Nothing worthwhile is easy but I guess lard-o's are so used to making things easy for themselves that the thought of doing something difficult terrifies them. It's far easier to open the fridge and gorge on chocolate than to psych yourself up for a 5km run Unless there is a medical condition that prevents weight loss, it can be achieved through diet and exercise - not that hard really!
Do they seriously think people WANT to be obese?
Well, if obese people don't diet and exercise then yes. Or are you saying they don't want to be obese but don't want to work for it?
Commenter
dr know
Location
Date and time
July 12, 2012, 10:18AM
Don't try to give obesity PC protection, it won't work. Of course it's not easy to lose weight. But failure is mainly from lack of trying. Fatties are weak, slothful, lesser people, and probably gluttons. It IS something to be ashamed of, and they should be reminded of it.
Commenter
trim now
Location
Date and time
July 12, 2012, 10:21AM
I think you could have applied the same arguments against the anti-smoking campaigns. People knew about the dangers of smoking but took it up for complex reasons and smoking has the added danger of being addictive. Yet shaming advertising worked against smoking. Therefore, I don't accept the assertion that shaming about obesity won't work. Give it time.

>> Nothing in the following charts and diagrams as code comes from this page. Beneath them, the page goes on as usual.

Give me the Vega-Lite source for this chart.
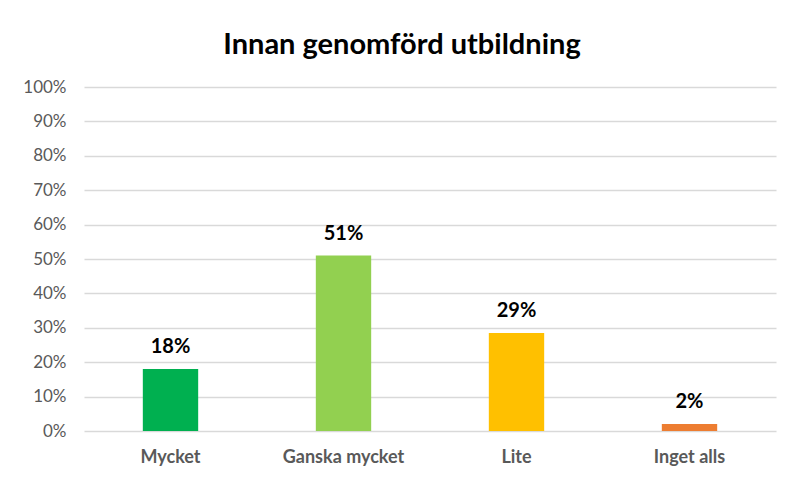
{
  "$schema": "https://vega.github.io/schema/vega-lite/v6.json",
  "autosize": {"type": "none"},
  "padding": {"left": 84, "top": 87, "right": 13, "bottom": 48},
  "width": 692,
  "height": 344,
  "background": "white",
  "title": {
    "text": "Innan genomförd utbildning",
    "font": "Lato",
    "fontSize": 29,
    "fontWeight": "bold",
    "color": "#000000",
    "anchor": "middle",
    "dx": -28,
    "offset": 18
  },
  "data": {
    "values": [
      {"kategori": "Mycket", "andel": 0.18, "etikett": "18%"},
      {"kategori": "Ganska mycket", "andel": 0.51, "etikett": "51%"},
      {"kategori": "Lite", "andel": 0.285, "etikett": "29%"},
      {"kategori": "Inget alls", "andel": 0.02, "etikett": "2%"}
    ]
  },
  "encoding": {
    "x": {
      "field": "kategori",
      "type": "nominal",
      "sort": null,
      "scale": {"paddingInner": 0.68, "paddingOuter": 0.34},
      "axis": {
        "title": null,
        "labelAngle": 0,
        "labelFont": "Lato",
        "labelFontSize": 18,
        "labelFontWeight": "bold",
        "labelColor": "#595959",
        "labelPadding": 17,
        "domain": false,
        "ticks": false
      }
    },
    "y": {
      "field": "andel",
      "type": "quantitative",
      "scale": {"domain": [0, 1], "nice": false},
      "axis": {
        "title": null,
        "format": ".0%",
        "values": [0, 0.1, 0.2, 0.3, 0.4, 0.5, 0.6, 0.7, 0.8, 0.9, 1],
        "labelFont": "Lato",
        "labelFontSize": 17,
        "labelColor": "#595959",
        "labelPadding": 18,
        "domain": false,
        "ticks": false,
        "grid": true,
        "gridColor": "#d9d9d9",
        "gridWidth": 1.5
      }
    }
  },
  "layer": [
    {
      "mark": {"type": "bar"},
      "encoding": {
        "color": {
          "field": "kategori",
          "type": "nominal",
          "legend": null,
          "scale": {
            "domain": ["Mycket", "Ganska mycket", "Lite", "Inget alls"],
            "range": ["#00B050", "#92D050", "#FFC000", "#ED7D31"]
          }
        }
      }
    },
    {
      "mark": {
        "type": "text",
        "baseline": "bottom",
        "dy": -12,
        "font": "Lato",
        "fontSize": 20,
        "fontWeight": "bold",
        "color": "#000000"
      },
      "encoding": {"text": {"field": "etikett"}}
    }
  ],
  "config": {"view": {"stroke": null}}
}
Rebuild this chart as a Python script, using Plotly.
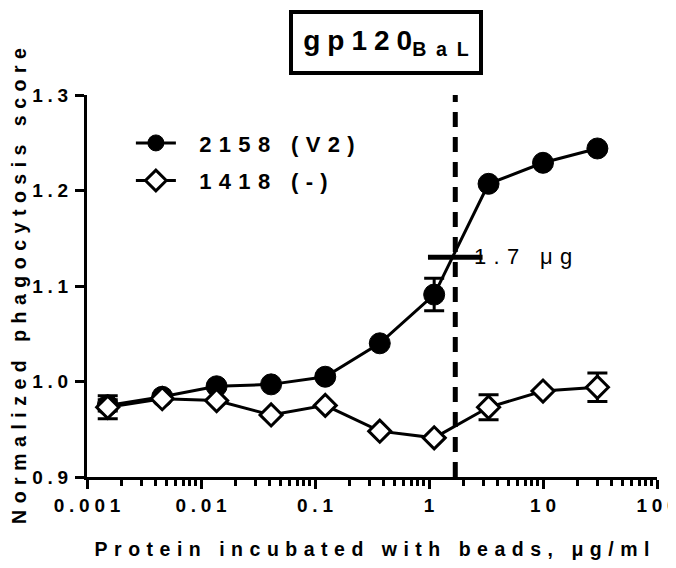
import math
import plotly.graph_objects as go

# ---- data ----
conc = [0.00152, 0.00457, 0.0137, 0.0412, 0.123, 0.370, 1.11, 3.33, 10.0, 30.0]
score_2158 = [0.975, 0.984, 0.995, 0.997, 1.005, 1.040, 1.091, 1.207, 1.229, 1.244]
err_2158 = [0.006, 0.0, 0.0, 0.0, 0.0, 0.0, 0.017, 0.0, 0.0, 0.0]
score_1418 = [0.973, 0.982, 0.980, 0.965, 0.975, 0.948, 0.941, 0.973, 0.990, 0.994]
err_1418 = [0.012, 0.0, 0.0, 0.0, 0.0, 0.0, 0.0, 0.013, 0.0, 0.015]
name_2158 = "2158 (V2)"
name_1418 = "1418 (-)"
ec50_x = [1.7]
ec50_y = [1.13]
ec50_label = "1.7 μg"
x_tickvals = [0.001, 0.01, 0.1, 1, 10, 100]
x_ticktext = ["0.001", "0.01", "0.1", "1", "10", "100"]
y_tickvals = [0.9, 1.0, 1.1, 1.2, 1.3]
y_ticktext = ["0.9", "1.0", "1.1", "1.2", "1.3"]
title_main = "gp120"
title_sub = "BaL"
x_title = "Protein incubated with beads, μg/ml"
y_title = "Normalized phagocytosis score"

FONT = "Liberation Sans, Arial, sans-serif"


def spaced(s, gap="\u2009"):
    return gap.join(list(s))


fig = go.Figure()

fig.add_trace(go.Scatter(
    x=conc, y=score_2158, name="\u2002\u2004" + spaced(name_2158, "\u2004"),
    mode="lines+markers",
    line=dict(color="black", width=3),
    marker=dict(symbol="circle", size=21, color="black",
                line=dict(color="black", width=1)),
    error_y=dict(type="data", array=err_2158, color="black",
                 thickness=3, width=10),
    legendgroup="a",
))
fig.add_trace(go.Scatter(
    x=conc, y=score_1418, name="\u2002\u2004" + spaced(name_1418, "\u2004"),
    mode="lines+markers",
    line=dict(color="black", width=3),
    marker=dict(symbol="diamond", size=17, color="white",
                line=dict(color="black", width=3)),
    error_y=dict(type="data", array=err_1418, color="black",
                 thickness=3, width=10),
    legendgroup="b",
))

# EC50 marker (horizontal bar) and dashed line
fig.add_trace(go.Scatter(
    x=ec50_x, y=ec50_y, mode="markers", showlegend=False,
    marker=dict(symbol="line-ew", size=39,
                line=dict(color="black", width=5)),
    hoverinfo="skip",
))
fig.add_shape(type="line", xref="x", yref="paper",
              x0=ec50_x[0], x1=ec50_x[0], y0=0, y1=1,
              line=dict(color="black", width=5, dash="15px,10px"),
              layer="above")
fig.add_annotation(x=math.log10(ec50_x[0]), y=ec50_y[0], xref="x", yref="y",
                   text=spaced(ec50_label, "\u2004"), showarrow=False,
                   xanchor="left", yanchor="middle", xshift=17, yshift=1,
                   font=dict(family=FONT, size=22, color="black"))

# boxed title
fig.add_annotation(
    x=0.5246, y=1.1387, xref="paper", yref="paper",
    text="<b>" + spaced(title_main, "\u2005") + "<sub>" + spaced(title_sub, "\u2002") + "</sub></b>",
    showarrow=False, xanchor="center", yanchor="middle",
    font=dict(family=FONT, size=28, color="black"),
    bordercolor="black", borderwidth=4, borderpad=8,
    bgcolor="white", width=170, height=41,
)

tick_font = dict(family=FONT, size=19, color="black", weight="bold")
title_font = dict(family=FONT, size=19.5, color="black", weight="bold")

# the page body adds an 8px offset, so the figure is sized to the window
fig.update_layout(
    width=668, height=552,
    margin=dict(l=79, r=19, t=87, b=83),
    paper_bgcolor="white", plot_bgcolor="white",
    showlegend=True,
    legend=dict(x=0.077, y=0.929, xanchor="left", yanchor="top",
                font=dict(family=FONT, size=22, color="black", weight="bold"),
                bgcolor="rgba(0,0,0,0)", tracegroupgap=6,
                itemwidth=40),
    xaxis=dict(
        type="log", range=[-3, 2], automargin=False,
        tickvals=x_tickvals, ticktext=[spaced(t, "\u2005") for t in x_ticktext],
        ticks="outside", ticklen=9, tickwidth=3, tickcolor="black",
        showline=True, linewidth=3, linecolor="black",
        showgrid=False, zeroline=False, ticklabeloverflow="allow",
        tickfont=tick_font,
        minor=dict(ticks="outside", ticklen=6, tickwidth=2.5,
                   tickcolor="black", dtick="D1", showgrid=False),
        title=dict(text=spaced(x_title, "\u2004"), font=title_font, standoff=30),
    ),
    yaxis=dict(
        range=[0.9, 1.3], automargin=False,
        tickvals=y_tickvals, ticktext=[spaced(t, "\u2005") for t in y_ticktext],
        ticks="outside", ticklen=9, tickwidth=3, tickcolor="black",
        showline=True, linewidth=3, linecolor="black",
        showgrid=False, zeroline=False, ticklabelstandoff=3,
        tickfont=tick_font,
        title=dict(text=spaced(y_title, "\u2004"), font=title_font, standoff=14),
    ),
)

fig.write_html("out.html")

Either that, or make access to health care for obesity-related issues more expensive. People tend to really take notice when you hit their hip pocket. Considering we have taxpayer funded health care then we owe it to each other to do all we can to decrease our own burden on it.
Commenter
Bender
Location
Date and time
July 12, 2012, 9:10AM
Bender, Bender, Bender...Yeah you're right. I think people who drug on including excess ethanol usage should all pay more when they rock up to hospital.I mean they are a burden on the system.
Commenter
Aloysia
Location
Sydney
Date and time
July 12, 2012, 10:15AM
"Yet shaming advertising worked against smoking"
Did you not read the article, or did you just not understand it?
"..make access to health care for obesity-related issues more expensive. People tend to really take notice when you hit their hip pocket"
True. I can't afford a Lexus. Which is why I can't and won't buy one. Thankfully, though, me not owning a Lexus does not impact my health and livelihood.
Commenter
Donna Joy
Location
Date and time
July 12, 2012, 10:33AM
You are making an illogical assumption that smoking and weight loss have the same causes and therefore the same solution can be applied.
Smoking is addictive chemically, with cultural factors contributing to it's prevalence.
Eating is a requirement for life.
The aim of anti-smoking campaigns is to encourage people to never smoke again. The aim of obesity campaigns is not (for obvious reasons).
Obesity (according to virtually every single legitimate study) is increasing due to sedentary lifestyles which are culturally and economically unavoidable and the preponderance of available unhealthy food options.
Tobacco is an outside agent, not contingent to survival and the desire to smoke is not inbuilt.
Eating is fundamental to the human condition, contingent to survival, and the body has a myriad of inbuilt triggers which spur the consumption of food to unhealthy levels.
Smoking has roughly the same effect regardless of the person's physiology or genetic make-up.
Eating has a thousand variables depending on a person's make-up, from metabolism to hormonal disposition, to gender and many, many more.
When you quit smoking, your body craves the chemical for a time, before eventually losing the chemical addiction. The body begins to heal, unless too much damage has already been done.
When you adjust your diet and increase exercise the body has a myriad of responses to actually fight the process (an inbuilt biological evolutionary response), from triggering the starvation response, to slowing the metabolic rate, to increasing stress hormones to prevent fat burning amongst many others.
They are completely different problems, with completely different required responses.